La caméra organique de Jonas Carpignano est de retour avec le second tome d’une trilogie initiée avec Mediterranea. Une ode au passage à l’âge adulte, et une peinture fascinante d’un Rom calabrais. Documentaire et fiction. Réalisme et poésie. Énergie et émotion. Avec l’incroyable ado Pio Amato.
Organique. Qualificatif de tout le cinéma du trentenaire Jonas Carpignano. De la création comme d’une glaise sans cesse travaillée et renouvelée. Comme des films gigognes, ses courts et longs-métrages se répondent et se prolongent. Avec une énergie de battant. Son premier long Mediterranea s’inspirait de son court A Chjana. A Ciambra puise ses racines dans son autre court… A Ciambra. Une éponymie nourrie et transcendée par le temps, et collée à ses personnages. Et toujours soutenue par Cannes, à la Semaine de la Critique, qui l’a révélé avec A Ciambra version courte, puis avec Mediterranea, puis en l’accompagnant avec l’atelier Next Step pour l’écriture de cette Ciambra version longue, présentée en mai dernier à la Quinzaine des Réalisateurs, où elle a décroché le Label Europa Cinemas.
Le cinéaste italo-américain, né à New York d’un père transalpin et d’une mère –afro-américaine, n’a de cesse de filmer l’ici (Italie) et l’ailleurs (Afrique, Roumanie, Bulgarie), réunis en un seul lieu, répété, la ville populaire de Gioia Tauro en Calabre, en bordure de mer Tyrrhénienne. Une portée documentaire puisque la plupart des acteurs ne sont pas professionnels – à commencer par la propre famille du jeune Pio Amato -, et qu’il les a convaincus petit à petit, depuis ses courts-métrages. Faire entrer le réel dans la fiction, et aller au-devant du réel pour mieux en témoigner. La frontière est poreuse et s’annule, comme le désir même d’abattre les murs et les lignes infranchissables. Comme le personnage de Pio, qui passe son temps à traverser la ville, les quartiers, les communautés, et qui est le lien lui-même, de son quartier ghetto véritable A Ciambra au reste du territoire.
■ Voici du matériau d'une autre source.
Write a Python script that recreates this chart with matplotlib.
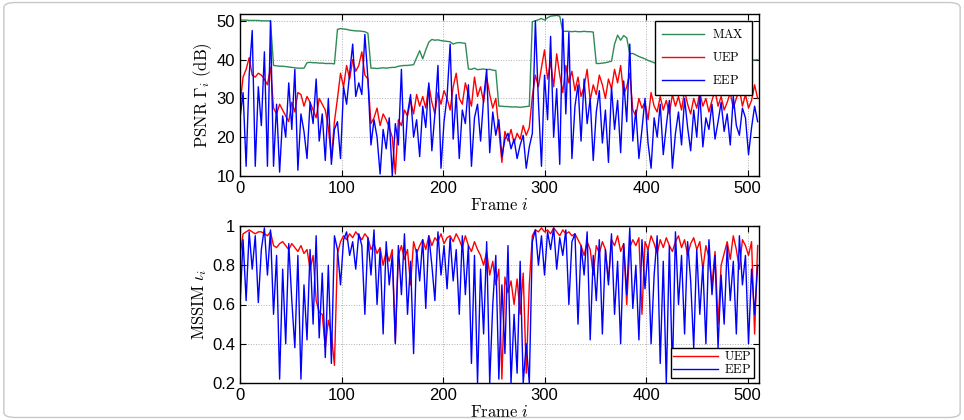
import numpy as np
import matplotlib
matplotlib.use("Agg")
import matplotlib.pyplot as plt
from matplotlib.patches import FancyBboxPatch

plt.rcParams['mathtext.fontset'] = 'cm'
plt.rcParams['font.family'] = 'Liberation Sans'

# frame step used when reading values off the picture
step = 3

# PSNR (dB), one value every 3 frames (rows = 30 frames)
psnr_max = [
    50.2, 50.2, 50.2, 50.1, 50.1, 50.1, 50.1, 50.0, 50.0, 50.0,
    50.0, 38.5, 38.4, 38.3, 38.3, 38.2, 38.1, 38.0, 37.9, 37.8,
    37.8, 37.8, 39.2, 39.3, 39.2, 39.2, 39.1, 39.1, 39.0, 39.0,
    39.0, 38.9, 47.8, 48.0, 47.9, 47.8, 47.6, 47.5, 47.4, 47.4,
    47.3, 47.2, 46.8, 37.8, 37.8, 37.7, 37.8, 37.9, 37.8, 37.9,
    38.0, 38.0, 38.3, 38.4, 38.5, 38.5, 38.6, 38.7, 40.5, 42.3,
    40.2, 42.5, 44.5, 45.2, 45.0, 45.1, 44.9, 44.8, 44.7, 44.6,
    44.0, 44.3, 44.4, 44.3, 44.2, 37.6, 37.5, 37.8, 37.4, 37.5,
    37.6, 37.4, 37.5, 37.3, 37.2, 28.0, 28.0, 27.9, 27.9, 27.8,
    27.8, 27.8, 27.7, 27.8, 27.9, 28.0, 49.8, 50.0, 50.3, 50.6,
    50.2, 50.8, 51.2, 51.3, 51.4, 51.2, 47.3, 47.3, 47.3, 47.2,
    47.3, 47.2, 47.2, 47.3, 47.2, 47.2, 47.1, 39.0, 39.0, 39.1,
    39.2, 39.4, 39.6, 44.0, 46.3, 45.0, 46.2, 45.6, 41.5, 41.6,
    41.2, 40.8, 40.5, 40.2, 39.8, 39.5, 39.2, 39.0, 38.9, 38.8,
    38.8, 38.9, 39.0, 39.0, 39.1, 39.1, 39.2, 39.2, 39.3, 39.3,
    39.4, 39.4, 39.5, 39.5, 39.5, 39.6, 39.6, 39.6, 39.7, 39.7,
    39.7, 39.8, 39.8, 39.8, 39.8, 39.9, 39.9, 39.9, 39.9, 39.9,
    40.0]

psnr_uep = [
    28.5, 35.5, 37.5, 40.5, 36.0, 35.5, 36.5, 36.0, 35.0, 33.5,
    38.0, 27.5, 26.0, 28.5, 27.0, 25.5, 24.0, 29.0, 26.5, 31.5,
    31.0, 28.0, 30.5, 29.0, 27.0, 25.0, 30.0, 28.5, 27.0, 22.5,
    14.5, 24.0, 30.0, 36.5, 33.0, 38.5, 35.0, 40.0, 37.0, 38.5,
    42.0, 36.0, 35.0, 23.5, 25.0, 27.5, 23.0, 26.0, 24.5, 22.5,
    20.0, 10.5, 24.5, 23.0, 27.0, 25.5, 29.5, 26.0, 31.0, 28.0,
    30.5, 27.5, 33.5, 29.0, 26.0, 31.5, 28.5, 32.0, 30.0, 27.0,
    33.0, 36.5, 30.0, 28.5, 34.0, 31.0, 28.0, 35.5, 30.5, 33.0,
    29.0, 35.5, 31.0, 27.5, 30.0, 22.0, 13.5, 21.5, 19.0, 22.0,
    18.5, 21.0, 19.5, 23.0, 20.5, 22.5, 30.5, 36.0, 33.0, 38.0,
    42.5, 35.0, 39.5, 33.0, 41.5, 36.0, 31.5, 38.5, 34.0, 37.0,
    32.0, 35.5, 30.5, 33.0, 37.5, 29.5, 33.5, 31.0, 36.0, 33.5,
    30.0, 35.0, 32.5, 37.5, 34.0, 38.5, 31.0, 33.0, 36.5, 27.0,
    25.5, 30.0, 27.5, 29.0, 24.5, 31.5, 28.0, 26.5, 30.5, 27.0,
    29.5, 26.0, 31.0, 28.0, 30.5, 27.0, 32.0, 28.5, 26.0, 30.0,
    27.5, 31.5, 28.0, 30.0, 26.5, 29.5, 32.0, 28.0, 30.5, 27.0,
    29.0, 31.5, 27.5, 30.0, 32.5, 28.0, 31.0, 27.5, 29.5, 33.5,
    30.0]

psnr_eep = [
    25.0, 31.5, 12.5, 36.0, 47.5, 12.5, 33.0, 23.0, 42.0, 12.5,
    50.0, 12.5, 28.5, 11.0, 25.5, 20.0, 34.0, 22.0, 37.5, 11.5,
    26.0, 21.5, 14.5, 29.0, 23.5, 35.0, 19.0, 26.0, 14.0, 30.0,
    13.0, 22.0, 24.0, 14.5, 33.0, 28.5, 36.5, 44.0, 30.5, 34.0,
    31.0, 46.5, 35.0, 18.0, 24.5, 20.0, 10.5, 22.0, 17.0, 25.0,
    10.0, 23.5, 18.0, 37.5, 14.0, 26.0, 31.0, 20.0, 24.5, 15.0,
    28.0, 22.5, 34.0, 16.5, 26.0, 38.5, 12.0, 24.0, 30.5, 44.0,
    19.5, 31.0, 14.5, 27.0, 23.5, 33.5, 12.5, 25.0, 28.5, 19.0,
    30.0, 37.5, 16.0, 26.5, 20.5, 24.5, 15.0, 19.5, 21.0, 17.0,
    19.5, 14.5, 18.0, 20.5, 12.0, 17.5, 21.0, 50.0, 29.0, 12.5,
    36.0, 24.5, 46.0, 20.0, 32.5, 13.0, 50.5, 26.0, 47.0, 14.5,
    28.0, 33.5, 19.0, 35.0, 23.5, 30.0, 14.0, 26.5, 32.0, 18.5,
    27.0, 13.5, 33.0, 22.0, 29.5, 16.0, 34.5, 24.0, 44.0, 19.0,
    27.0, 14.5, 22.0, 30.0, 18.5, 12.0, 25.0, 20.0, 28.5, 15.5,
    23.0, 29.5, 12.0, 21.0, 26.5, 18.0, 30.0, 22.5, 16.5, 27.0,
    20.0, 31.5, 17.5, 25.0, 22.0, 28.5, 19.5, 24.0, 29.0, 21.5,
    26.0, 18.0, 30.5, 23.0, 20.5, 27.5, 25.0, 15.5, 22.5, 28.0,
    24.0]

# MSSIM
ssim_uep = [
    0.85, 0.96, 0.97, 0.98, 0.97, 0.96, 0.97, 0.97, 0.96, 0.95,
    0.97, 0.90, 0.89, 0.91, 0.92, 0.90, 0.88, 0.91, 0.89, 0.87,
    0.90, 0.86, 0.88, 0.78, 0.85, 0.62, 0.56, 0.55, 0.38, 0.52,
    0.45, 0.29, 0.86, 0.92, 0.95, 0.93, 0.96, 0.94, 0.97, 0.95,
    0.93, 0.96, 0.94, 0.88, 0.91, 0.86, 0.89, 0.80, 0.87, 0.82,
    0.88, 0.41, 0.85, 0.90, 0.83, 0.88, 0.70, 0.92, 0.86, 0.90,
    0.93, 0.88, 0.95, 0.90, 0.94, 0.92, 0.96, 0.91, 0.94, 0.95,
    0.92, 0.96, 0.93, 0.89, 0.95, 0.90, 0.87, 0.92, 0.88, 0.85,
    0.80, 0.87, 0.75, 0.82, 0.70, 0.78, 0.22, 0.74, 0.66, 0.72,
    0.60, 0.73, 0.55, 0.76, 0.25, 0.70, 0.95, 0.98, 0.97, 0.99,
    0.97, 0.98, 0.96, 0.99, 0.97, 0.95, 0.98, 0.96, 0.97, 0.95,
    0.96, 0.93, 0.90, 0.85, 0.92, 0.88, 0.75, 0.90, 0.86, 0.92,
    0.88, 0.72, 0.93, 0.90, 0.95, 0.87, 0.91, 0.60, 0.89, 0.93,
    0.90, 0.94, 0.55, 0.92, 0.88, 0.95, 0.91, 0.86, 0.93, 0.89,
    0.94, 0.90, 0.87, 0.92, 0.95, 0.89, 0.93, 0.85, 0.91, 0.94,
    0.88, 0.92, 0.78, 0.90, 0.84, 0.70, 0.87, 0.50, 0.80, 0.86,
    0.92, 0.83, 0.95, 0.88, 0.78, 0.93, 0.90, 0.85, 0.92, 0.45,
    0.90]

ssim_eep = [
    0.60, 0.93, 0.62, 0.97, 0.78, 0.95, 0.61, 0.88, 0.99, 0.75,
    0.98, 0.55, 0.85, 0.22, 0.78, 0.40, 0.91, 0.62, 0.38, 0.85,
    0.22, 0.70, 0.42, 0.88, 0.50, 0.95, 0.43, 0.76, 0.33, 0.80,
    0.30, 0.95, 0.88, 0.70, 0.93, 0.97, 0.85, 0.92, 0.78, 0.96,
    0.90, 0.55, 0.94, 0.75, 0.98, 0.60, 0.88, 0.45, 0.92, 0.70,
    0.85, 0.40, 0.90, 0.65, 0.96, 0.55, 0.82, 0.35, 0.88, 0.72,
    0.93, 0.58, 0.95, 0.80, 0.62, 0.97, 0.75, 0.90, 0.68, 0.94,
    0.72, 0.88, 0.55, 0.95, 0.65, 0.90, 0.30, 0.85, 0.20, 0.78,
    0.45, 0.92, 0.20, 0.60, 0.85, 0.22, 0.70, 0.35, 0.90, 0.20,
    0.55, 0.25, 0.82, 0.20, 0.40, 0.20, 0.92, 0.98, 0.80, 0.95,
    0.75, 0.97, 0.88, 0.99, 0.78, 0.94, 0.85, 0.98, 0.60, 0.92,
    0.96, 0.50, 0.90, 0.75, 0.97, 0.42, 0.85, 0.62, 0.93, 0.45,
    0.88, 0.70, 0.96, 0.55, 0.82, 0.40, 0.91, 0.65, 0.99, 0.58,
    0.80, 0.42, 0.93, 0.68, 0.88, 0.40, 0.75, 0.95, 0.30, 0.82,
    0.20, 0.90, 0.25, 0.97, 0.60, 0.85, 0.45, 0.92, 0.72, 0.38,
    0.88, 0.55, 0.80, 0.40, 0.93, 0.65, 0.85, 0.38, 0.75, 0.50,
    0.90, 0.62, 0.82, 0.45, 0.95, 0.70, 0.85, 0.40, 0.78, 0.55,
    0.80]

c_max = '#2e8b57'
c_uep = '#ff0000'
c_eep = '#0000ff'


def frames(v):
    return step * np.arange(len(v))


def style(ax):
    ax.set_xlim(0, 511)
    ax.grid(True, linestyle=':', color='#b0b0b0', linewidth=0.7)
    ax.tick_params(direction='in', top=True, right=True, labelsize=12, length=4)
    for s in ax.spines.values():
        s.set_linewidth(1.0)
    ax.set_xlabel(r'$\mathrm{Frame}\ i$', fontsize=12, labelpad=1)


f = plt.figure(figsize=(9.64, 4.2), dpi=100)
f.patches.append(FancyBboxPatch((0.004, 0.006), 0.992, 0.988, transform=f.transFigure,
                                boxstyle='round,pad=0,rounding_size=0.012',
                                fill=False, edgecolor='#c8c8c8', linewidth=1.0))

ax1 = f.add_axes([0.249, 0.581, 0.538, 0.386])
ax1.plot(frames(psnr_max), psnr_max, color=c_max, lw=1.0, label=r'$\mathrm{MAX}$')
ax1.plot(frames(psnr_uep), psnr_uep, color=c_uep, lw=1.0, label=r'$\mathrm{UEP}$')
ax1.plot(frames(psnr_eep), psnr_eep, color=c_eep, lw=1.0, label=r'$\mathrm{EEP}$')
ax1.set_ylim(10, 51.8)
ax1.set_yticks([10, 20, 30, 40, 50])
ax1.set_xticks([0, 100, 200, 300, 400, 500])
style(ax1)
ax1.set_ylabel(r'$\mathrm{PSNR}\ \Gamma_i\ \mathrm{(dB)}$', fontsize=12, labelpad=2)
leg1 = ax1.legend(loc='upper right', fontsize=9, fancybox=False, framealpha=1,
                  edgecolor='black', handlelength=3.3, labelspacing=0.8,
                  borderpad=0.6, borderaxespad=0.55, handletextpad=0.7)
leg1.get_frame().set_linewidth(1.0)

ax2 = f.add_axes([0.249, 0.088, 0.538, 0.374])
ax2.plot(frames(ssim_uep), ssim_uep, color=c_uep, lw=1.0, label=r'$\mathrm{UEP}$')
ax2.plot(frames(ssim_eep), ssim_eep, color=c_eep, lw=1.0, label=r'$\mathrm{EEP}$')
ax2.set_ylim(0.2, 1.0)
ax2.set_yticks([0.2, 0.4, 0.6, 0.8, 1.0])
ax2.set_yticklabels(['0.2', '0.4', '0.6', '0.8', '1'])
ax2.set_xticks([0, 100, 200, 300, 400, 500])
style(ax2)
ax2.set_ylabel(r'$\mathrm{MSSIM}\ \iota_i$', fontsize=12, labelpad=2)
leg2 = ax2.legend(loc='lower right', fontsize=9, fancybox=False, framealpha=1,
                  edgecolor='black', handlelength=3.6, labelspacing=0.0,
                  borderpad=0.15, borderaxespad=0.4, handletextpad=0.5)
leg2.get_frame().set_linewidth(1.0)

plt.savefig('out.png', dpi=100)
Second rôle épatant dans Mediterranea, l’ado tzigane porte ici l’aventure, et l’immigré burkinabé Koudous le rejoint cette fois au second plan. Le corps adolescent est à l’affût, gigote, trafique, fait circuler l’argent, et son visage en pleine mutation incarne l’aplomb comme le désarroi masqué. Comment devenir un homme, dans un monde où l’on joue des coudes, où les aînés s’absentent, où exister, c’est parfois trahir. Carpignano emballe encore par sa maîtrise et sa vivacité, avec ce nouvel épisode de saga humaniste et sans fard. Filmer le passage, la rudesse et la bienveillance malgré tout. Un défi ambitieux que Martin Scorsese a décidé de défendre en devenant producteur exécutif du projet. Bel hommage d’un aguerri à un junior. Et bel encouragement à continuer, avec cette force de vie qui habite chaque plan de ce lumineux séjour italien. En attendant le prochain opus annoncé pour clore le triptyque.